#### Data extract

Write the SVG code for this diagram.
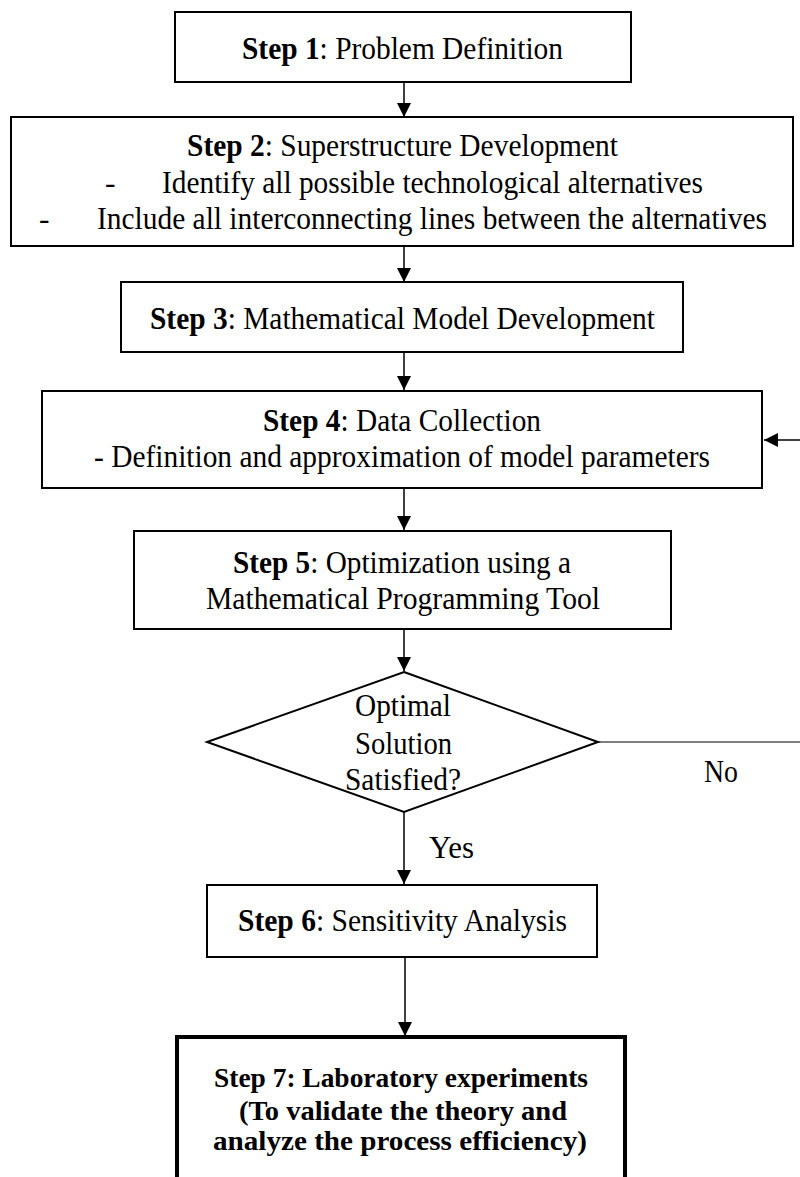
<svg xmlns="http://www.w3.org/2000/svg" width="800" height="1177" viewBox="0 0 800 1177">
<style>
.box{fill:#fff;stroke:#000;stroke-width:2}
.t{font-family:"Liberation Serif","Times New Roman",serif;font-size:31.5px;fill:#000}
.b{font-weight:bold}
.c{stroke:#000;stroke-width:1.5;fill:none}
.t7{font-family:"Liberation Serif","Times New Roman",serif;font-size:27.4px;font-weight:bold;fill:#000}
</style>
<defs>
<marker id="ah" markerWidth="14" markerHeight="14" viewBox="0 0 14 14" refX="14" refY="7" orient="auto" markerUnits="userSpaceOnUse">
<path d="M0,0 L14,7 L0,14 Z" fill="#000"/>
</marker>
</defs>
<rect width="800" height="1177" fill="#fff"/>
<g id="connectors">
<line class="c" x1="404" y1="82" x2="404" y2="117" marker-end="url(#ah)"/>
<line class="c" x1="404" y1="246" x2="404" y2="282" marker-end="url(#ah)"/>
<line class="c" x1="404" y1="352" x2="404" y2="390" marker-end="url(#ah)"/>
<line class="c" x1="404" y1="488" x2="404" y2="530" marker-end="url(#ah)"/>
<line class="c" x1="404" y1="629" x2="404" y2="671" marker-end="url(#ah)"/>
<line class="c" x1="404" y1="812" x2="404" y2="884" marker-end="url(#ah)"/>
<line class="c" x1="405" y1="957" x2="405" y2="1036" marker-end="url(#ah)"/>
<line x1="598" y1="742" x2="800" y2="742" stroke="#808080" stroke-width="2"/>
<line class="c" x1="800" y1="440" x2="764" y2="440" marker-end="url(#ah)"/>
<text class="t" x="704" y="782" textLength="34" lengthAdjust="spacingAndGlyphs">No</text>
<text class="t" x="429" y="858" textLength="45" lengthAdjust="spacingAndGlyphs">Yes</text>
</g>
<g id="step1">
<rect class="box" x="175" y="12" width="456" height="70"/>
<text class="t" x="242" y="59" textLength="321" lengthAdjust="spacingAndGlyphs"><tspan class="b">Step 1</tspan>: Problem Definition</text>
</g>
<g id="step2">
<rect class="box" x="11" y="117" width="782" height="129"/>
<text class="t" x="187" y="156" textLength="431" lengthAdjust="spacingAndGlyphs"><tspan class="b">Step 2</tspan>: Superstructure Development</text>
<text class="t" x="105" y="193">-</text>
<text class="t" x="162" y="193" textLength="541" lengthAdjust="spacingAndGlyphs">Identify all possible technological alternatives</text>
<text class="t" x="39" y="229">-</text>
<text class="t" x="97" y="229" textLength="670" lengthAdjust="spacingAndGlyphs">Include all interconnecting lines between the alternatives</text>
</g>
<g id="step3">
<rect class="box" x="121" y="282" width="562" height="70"/>
<text class="t" x="150" y="329" textLength="505" lengthAdjust="spacingAndGlyphs"><tspan class="b">Step 3</tspan>: Mathematical Model Development</text>
</g>
<g id="step4">
<rect class="box" x="42" y="391" width="720" height="97"/>
<text class="t" x="263" y="431" textLength="278" lengthAdjust="spacingAndGlyphs"><tspan class="b">Step 4</tspan>: Data Collection</text>
<text class="t" x="94" y="467" textLength="616" lengthAdjust="spacingAndGlyphs">- Definition and approximation of model parameters</text>
</g>
<g id="step5">
<rect class="box" x="134" y="531" width="537" height="98"/>
<text class="t" x="233" y="573" textLength="338" lengthAdjust="spacingAndGlyphs"><tspan class="b">Step 5</tspan>: Optimization using a</text>
<text class="t" x="206" y="609" textLength="394" lengthAdjust="spacingAndGlyphs">Mathematical Programming Tool</text>
</g>
<g id="decision">
<polygon points="404,672 598,742 404,812 207,742" fill="#fff" stroke="#000" stroke-width="2"/>
<text class="t" x="355" y="716" textLength="96" lengthAdjust="spacingAndGlyphs">Optimal</text>
<text class="t" x="355" y="754" textLength="97" lengthAdjust="spacingAndGlyphs">Solution</text>
<text class="t" x="345" y="790" textLength="116" lengthAdjust="spacingAndGlyphs">Satisfied?</text>
</g>
<g id="step6">
<rect class="box" x="207" y="885" width="390" height="72"/>
<text class="t" x="238" y="931" textLength="329" lengthAdjust="spacingAndGlyphs"><tspan class="b">Step 6</tspan>: Sensitivity Analysis</text>
</g>
<g id="step7">
<rect x="177" y="1037" width="448" height="160" fill="#fff" stroke="#000" stroke-width="4"/>
<text class="t7" x="214" y="1087" textLength="374" lengthAdjust="spacingAndGlyphs">Step 7: Laboratory experiments</text>
<text class="t7" x="239" y="1120" textLength="328" lengthAdjust="spacingAndGlyphs">(To validate the theory and</text>
<text class="t7" x="213" y="1150" textLength="374" lengthAdjust="spacingAndGlyphs">analyze the process efficiency)</text>
</g>
</svg>
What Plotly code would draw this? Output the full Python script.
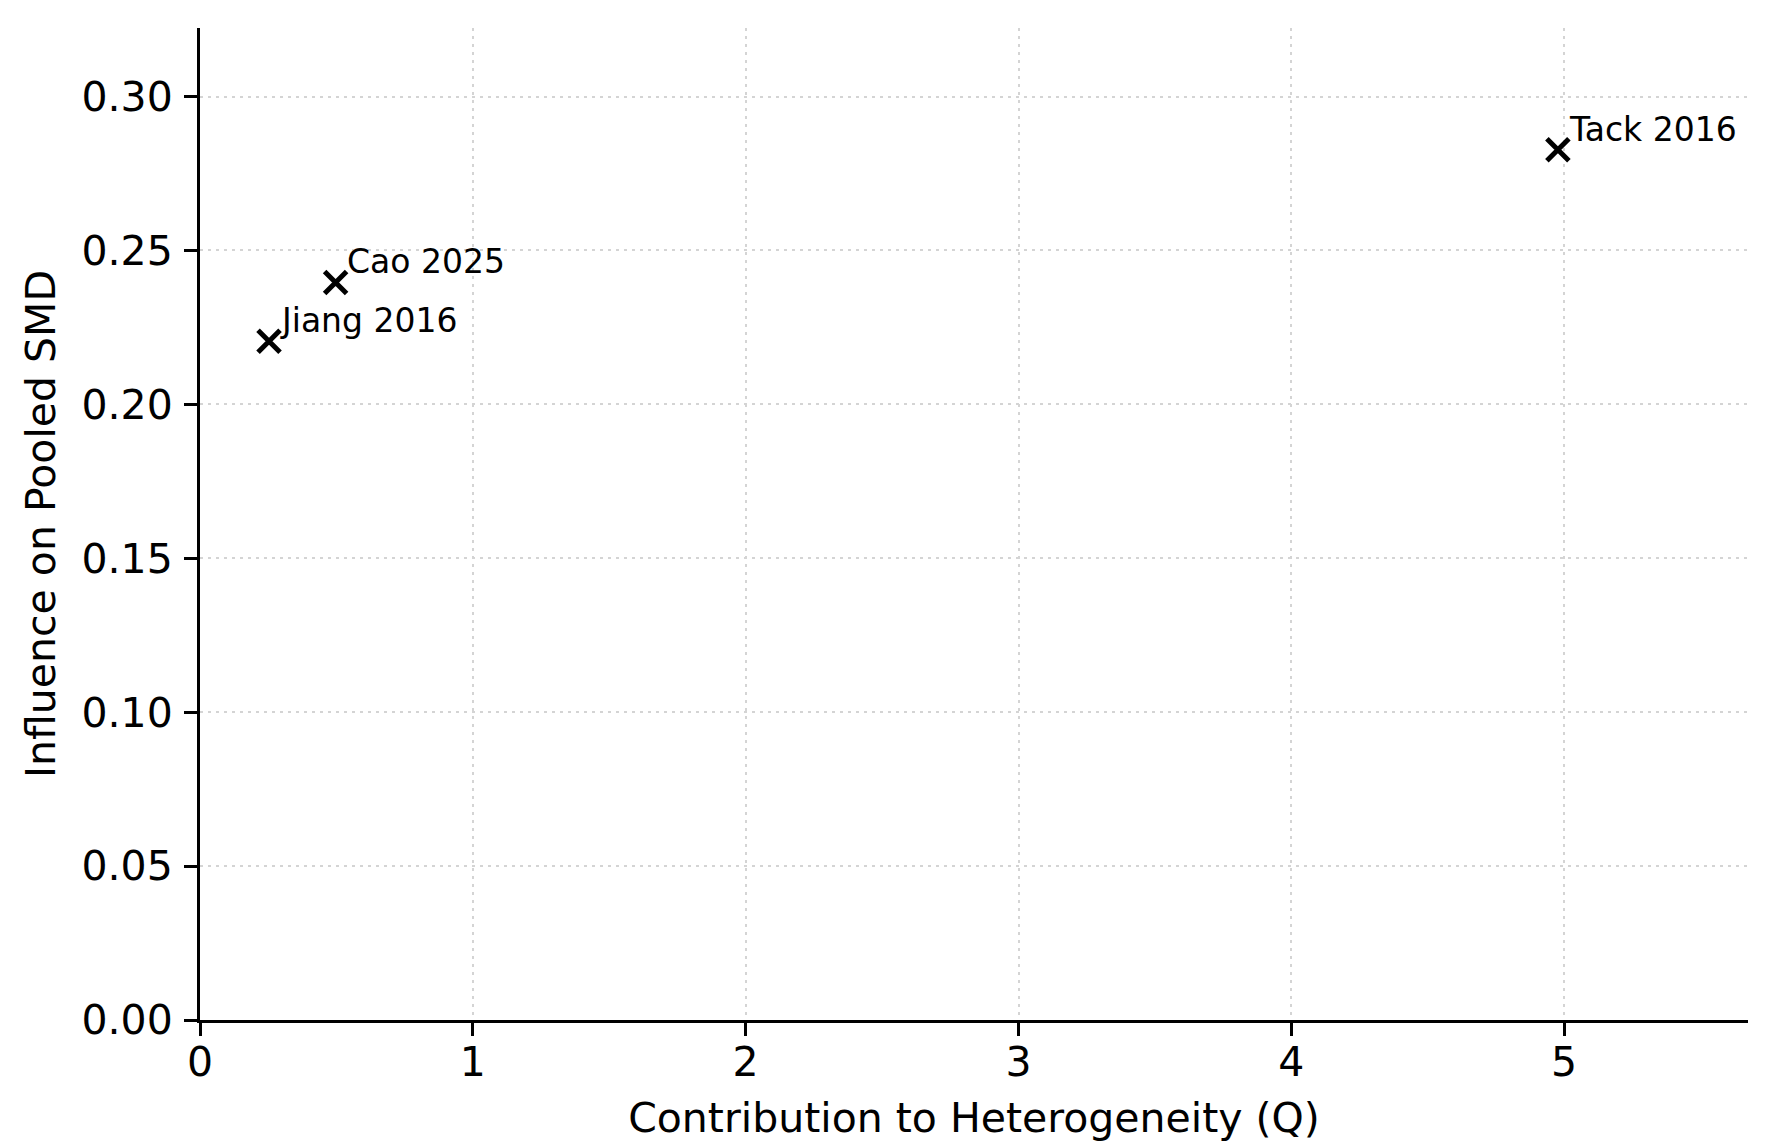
"""
Influence vs heterogeneity contribution (leave-one-out diagnostic)
"""

import plotly.graph_objects as go

# ---------------------------------------------------------------------------
# data
# ---------------------------------------------------------------------------
studies = ["Jiang 2016", "Cao 2025", "Tack 2016"]
q_contrib = [0.253, 0.497, 4.977]
influence = [0.2205, 0.2396, 0.2827]

x_ticks = [0, 1, 2, 3, 4, 5]
y_ticks = [0.00, 0.05, 0.10, 0.15, 0.20, 0.25, 0.30]

FONT = "DejaVu Sans"

fig = go.Figure()

fig.add_trace(go.Scatter(
    x=q_contrib, y=influence,
    mode="markers",
    marker=dict(symbol="x-thin", size=22, color="black",
                line=dict(color="black", width=5)),
    showlegend=False,
    hoverinfo="skip",
))

# study labels, offset up-right of each marker
for name, qx, iy in zip(studies, q_contrib, influence):
    fig.add_annotation(
        x=qx, y=iy, text=name,
        showarrow=False,
        xanchor="left", yanchor="bottom",
        xshift=9, yshift=-1,
        font=dict(family=FONT, size=33, color="black"),
    )

axis_common = dict(
    showline=True, linecolor="black", linewidth=3,
    ticks="outside", ticklen=13, tickwidth=3, tickcolor="black",
    showgrid=True, gridcolor="#d4d4d4", gridwidth=2, griddash="3px,5px",
    zeroline=False,
    tickfont=dict(family=FONT, size=41, color="black"),
    mirror=False,
)

fig.update_xaxes(
    **axis_common,
    range=[0, max(q_contrib) * 1.14],
    tickvals=x_ticks,
    ticktext=[str(v) for v in x_ticks],
    ticklabelstandoff=-9,
    title=dict(text="Contribution to Heterogeneity (Q)",
               font=dict(family=FONT, size=41, color="black"), standoff=19),
)
fig.update_yaxes(
    **axis_common,
    range=[0, max(influence) * 1.14],
    tickvals=y_ticks,
    ticktext=[f"{v:.2f}" for v in y_ticks],
    ticklabelstandoff=3,
    title=dict(text="Influence on Pooled SMD",
               font=dict(family=FONT, size=41, color="black"), standoff=14),
)

fig.update_layout(
    width=1772, height=1144,
    plot_bgcolor="white", paper_bgcolor="white",
    margin=dict(l=192, r=32, t=20, b=132),
    font=dict(family=FONT, color="black"),
)

fig.write_html("out.html")
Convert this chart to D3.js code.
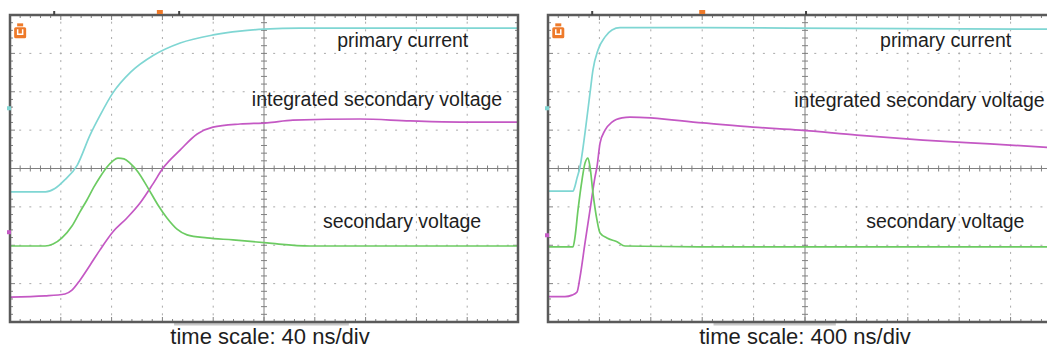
<!DOCTYPE html>
<html>
<head>
<meta charset="utf-8">
<script src="https://cdn.jsdelivr.net/npm/d3@7"></script>
<style>
  html, body { margin: 0; padding: 0; background: #fff; }
  svg { display: block; font-family: "Liberation Sans", Arial, sans-serif; }
</style>
</head>
<body>
<svg id="chart" width="1047" height="349"></svg>
<script>
// Scope screens: 10 horizontal divisions, 8 vertical divisions (values in divisions, -4..4)
const labels = ["primary current", "integrated secondary voltage", "secondary voltage"];
const timeScaleLabels = ["time scale: 40 ns/div", "time scale: 400 ns/div"];
const nsPerDiv = [40, 400];

// ---- Screen A: 40 ns/div ----
const tCurrentA = [0, 28, 35, 43, 53, 63, 71, 81, 95, 113, 134, 160, 181, 200, 228, 300, 400];
const vCurrentA = [-0.61, -0.61, -0.53, -0.30, 0.09, 0.87, 1.39, 1.97, 2.51, 2.95, 3.27, 3.48, 3.58, 3.63, 3.66, 3.66, 3.66];

const tSecondaryA = [0, 27.6, 33.9, 40.9, 48.8, 55.1, 60.6, 66.1, 70.9, 76.4, 81.1, 85, 89.8, 94.5, 100.8, 108.7, 116.5, 123.6, 131.5, 139.4, 155.1, 175.6, 202.4, 236.2, 400];
const vSecondaryA = [-2.02, -2.02, -1.97, -1.81, -1.50, -1.13, -0.82, -0.48, -0.22, 0.04, 0.20, 0.27, 0.25, 0.14, -0.09, -0.51, -0.95, -1.29, -1.58, -1.73, -1.81, -1.86, -1.94, -2.02, -2.02];

const tIntegratedA = [0, 27.6, 43.3, 48.8, 55.1, 63, 70.9, 81.1, 92.1, 102.4, 112.6, 120.5, 133.9, 147.4, 159.8, 181.1, 202.4, 222.8, 275.6, 315, 354.3, 400];
const vIntegratedA = [-3.35, -3.32, -3.27, -3.17, -2.91, -2.52, -2.12, -1.65, -1.29, -0.90, -0.40, 0.01, 0.48, 0.90, 1.08, 1.16, 1.19, 1.26, 1.29, 1.24, 1.21, 1.21];

// ---- Screen B: 400 ns/div ----
const tCurrentB = [0, 194.6, 210, 225.7, 249, 288, 327, 350, 389, 444, 498, 560, 1183, 2350, 4000];
const vCurrentB = [-0.59, -0.59, -0.46, -0.25, 0.04, 0.93, 1.97, 2.57, 3.09, 3.43, 3.61, 3.67, 3.67, 3.65, 3.63];

const tSecondaryB = [0, 194.6, 210, 233.5, 264.6, 288, 311, 327, 350, 381, 405, 459, 537, 599, 1183, 4000];
const vSecondaryB = [-2.04, -2.04, -1.79, -1.08, -0.30, 0.14, 0.27, 0.04, -0.64, -1.34, -1.68, -1.81, -1.91, -2.02, -2.04, -2.04];

const tIntegratedB = [0, 132, 187, 226, 249, 288, 327, 366, 381, 405, 444, 498, 576, 638, 1206, 1595, 1961, 2405, 2918, 3440, 4000];
const vIntegratedB = [-3.34, -3.34, -3.30, -3.22, -2.83, -1.94, -1.08, -0.22, 0.04, 0.66, 1.00, 1.21, 1.32, 1.34, 1.19, 1.08, 1.00, 0.87, 0.74, 0.64, 0.53];

const colors = { current: "#7fd6d3", integrated: "#c458c4", secondary: "#6ccb62", marker: "#ee7a2a" };

const svg = d3.select("#chart");

const panels = [
  {
    left: 10, right: 518, top: 15, bottom: 322,
    ns: nsPerDiv[0], caption: timeScaleLabels[0],
    current: d3.zip(tCurrentA, vCurrentA),
    secondary: d3.zip(tSecondaryA, vSecondaryA),
    integrated: d3.zip(tIntegratedA, vIntegratedA),
    labelPos: [[6.44, 3.17], [4.76, 1.63], [6.16, -1.55]],
    trig: 2.95, topTicks: [0.87, 3.33], sideMarks: [[1.57, colors.current], [-1.66, colors.integrated]],
    shade: [3.23, 6.67]
  },
  {
    left: 548, right: 1062, top: 15, bottom: 322,
    ns: nsPerDiv[1], caption: timeScaleLabels[1],
    current: d3.zip(tCurrentB, vCurrentB),
    secondary: d3.zip(tSecondaryB, vSecondaryB),
    integrated: d3.zip(tIntegratedB, vIntegratedB),
    labelPos: [[6.46, 3.17], [4.79, 1.60], [6.19, -1.55]],
    trig: 3.0, topTicks: [0.86, 5.02], sideMarks: [[1.57, colors.current], [-1.74, colors.integrated]],
    shade: [3.22, 5.6]
  }
];

panels.forEach((p, pi) => {
  const x = d3.scaleLinear().domain([0, 10 * p.ns]).range([p.left, p.right]);
  const xd = d3.scaleLinear().domain([0, 10]).range([p.left, p.right]);   // division units
  const y = d3.scaleLinear().domain([-4, 4]).range([p.bottom, p.top]);

  const clipId = "clip" + pi;
  svg.append("clipPath").attr("id", clipId)
    .append("rect").attr("x", p.left).attr("y", p.top)
    .attr("width", p.right - p.left).attr("height", p.bottom - p.top);

  const g = svg.append("g");
  const minorX = (xd(1) - xd(0)) / 5;
  const minorY = (y(0) - y(1)) / 5;

  // dotted graticule
  const grid = g.append("g").attr("stroke", "#a9a9a9").attr("stroke-width", 1);
  d3.range(1, 10).filter(d => d !== 5).forEach(d => {
    grid.append("line")
      .attr("x1", xd(d)).attr("x2", xd(d)).attr("y1", p.top).attr("y2", p.bottom)
      .attr("stroke-dasharray", `2 ${minorY - 2}`).attr("stroke-dashoffset", 1);
  });
  d3.range(-3, 4).filter(d => d !== 0).forEach(d => {
    grid.append("line")
      .attr("x1", p.left).attr("x2", p.right).attr("y1", y(d)).attr("y2", y(d))
      .attr("stroke-dasharray", `2 ${minorX - 2}`).attr("stroke-dashoffset", 1);
  });

  // centre axes with minor ticks
  const axes = g.append("g").attr("stroke", "#808080").attr("stroke-width", 1);
  axes.append("line").attr("x1", xd(5)).attr("x2", xd(5)).attr("y1", p.top).attr("y2", p.bottom);
  axes.append("line").attr("x1", p.left).attr("x2", p.right).attr("y1", y(0)).attr("y2", y(0));
  const minorXs = d3.range(0, 50.001, 1).map(i => i / 5);
  const minorYs = d3.range(-20, 20.001, 1).map(i => i / 5);
  axes.selectAll(".tx").data(minorXs).join("line")
    .attr("x1", d => xd(d)).attr("x2", d => xd(d))
    .attr("y1", y(0) - 3).attr("y2", y(0) + 3);
  axes.selectAll(".ty").data(minorYs).join("line")
    .attr("x1", xd(5) - 3).attr("x2", xd(5) + 3)
    .attr("y1", d => y(d)).attr("y2", d => y(d));

  // edge ticks pointing inward
  const edge = g.append("g").attr("stroke", "#808080").attr("stroke-width", 1);
  minorXs.forEach(d => {
    const len = (d % 1 === 0) ? 5 : 3;
    edge.append("line").attr("x1", xd(d)).attr("x2", xd(d)).attr("y1", p.top).attr("y2", p.top + len);
    edge.append("line").attr("x1", xd(d)).attr("x2", xd(d)).attr("y1", p.bottom).attr("y2", p.bottom - len);
  });
  minorYs.forEach(d => {
    const len = (d % 1 === 0) ? 5 : 3;
    edge.append("line").attr("x1", p.left).attr("x2", p.left + len).attr("y1", y(d)).attr("y2", y(d));
    edge.append("line").attr("x1", p.right).attr("x2", p.right - len).attr("y1", y(d)).attr("y2", y(d));
  });

  // traces
  const line = d3.line().x(d => x(d[0])).y(d => y(d[1])).curve(d3.curveMonotoneX);
  const traces = g.append("g").attr("clip-path", `url(#${clipId})`).attr("fill", "none")
    .attr("stroke-width", 1.7).attr("stroke-linejoin", "round");
  traces.append("path").datum(p.current).attr("d", line).attr("stroke", colors.current);
  traces.append("path").datum(p.integrated).attr("d", line).attr("stroke", colors.integrated);
  traces.append("path").datum(p.secondary).attr("d", line).attr("stroke", colors.secondary);

  // frame
  g.append("line").attr("x1", xd(p.shade[0])).attr("x2", xd(p.shade[1]))
    .attr("y1", p.bottom + 2).attr("y2", p.bottom + 2).attr("stroke", "#c8c8c8").attr("stroke-width", 3);
  g.append("rect").attr("x", p.left).attr("y", p.top)
    .attr("width", p.right - p.left).attr("height", p.bottom - p.top)
    .attr("fill", "none").attr("stroke", "#5a5a5a").attr("stroke-width", 2.5);

  // trigger position and cursor marks above the screen
  g.append("path")
    .attr("transform", `translate(${xd(p.trig)},${p.top - 1})`)
    .attr("d", "M-3,-4 L3,-4 L3,0 L-3,0 Z").attr("fill", colors.marker);
  p.topTicks.forEach(d => {
    g.append("rect").attr("x", xd(d) - 1).attr("y", p.top - 4).attr("width", 2).attr("height", 4).attr("fill", "#444");
  });

  // channel marker in the corner
  const cm = g.append("g").attr("transform", `translate(${xd(0.2)},${y(3.6)})`);
  cm.append("path").attr("d", "M-3,-7 L3,-7 L3,-4 L-3,-4 Z").attr("fill", colors.marker);
  cm.append("rect").attr("x", -6).attr("y", -3).attr("width", 12).attr("height", 11).attr("rx", 1.5).attr("fill", colors.marker);
  cm.append("path").attr("d", "M-2.5,-1 L-2.5,4 L2.5,4 L2.5,-1").attr("fill", "none").attr("stroke", "#fff").attr("stroke-width", 1.5);

  // channel offset marks on the left edge
  p.sideMarks.forEach(([v, c]) => {
    g.append("rect").attr("x", p.left - 3).attr("y", y(v) - 2).attr("width", 4).attr("height", 4).attr("fill", c);
  });

  // trace labels
  const txt = g.append("g").attr("fill", "#1e1e1e").attr("font-size", "19.5px");
  labels.forEach((s, i) => {
    txt.append("text").attr("x", xd(p.labelPos[i][0])).attr("y", y(p.labelPos[i][1])).text(s);
  });

  // time base caption
  svg.append("text")
    .attr("x", xd(5) + (pi === 0 ? 6 : 0)).attr("y", 344)
    .attr("text-anchor", "middle").attr("font-size", "22px").attr("fill", "#1e1e1e")
    .text(p.caption);
});
</script>
</body>
</html>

########

[Short problem]: Search the listing for the word "script". Copy every line in which it occurs.

[Output of the exercise]:
What Plotly code would draw this? Output the full Python script.
<script src="https://cdn.jsdelivr.net/npm/d3@7"></script>
<script>
</script>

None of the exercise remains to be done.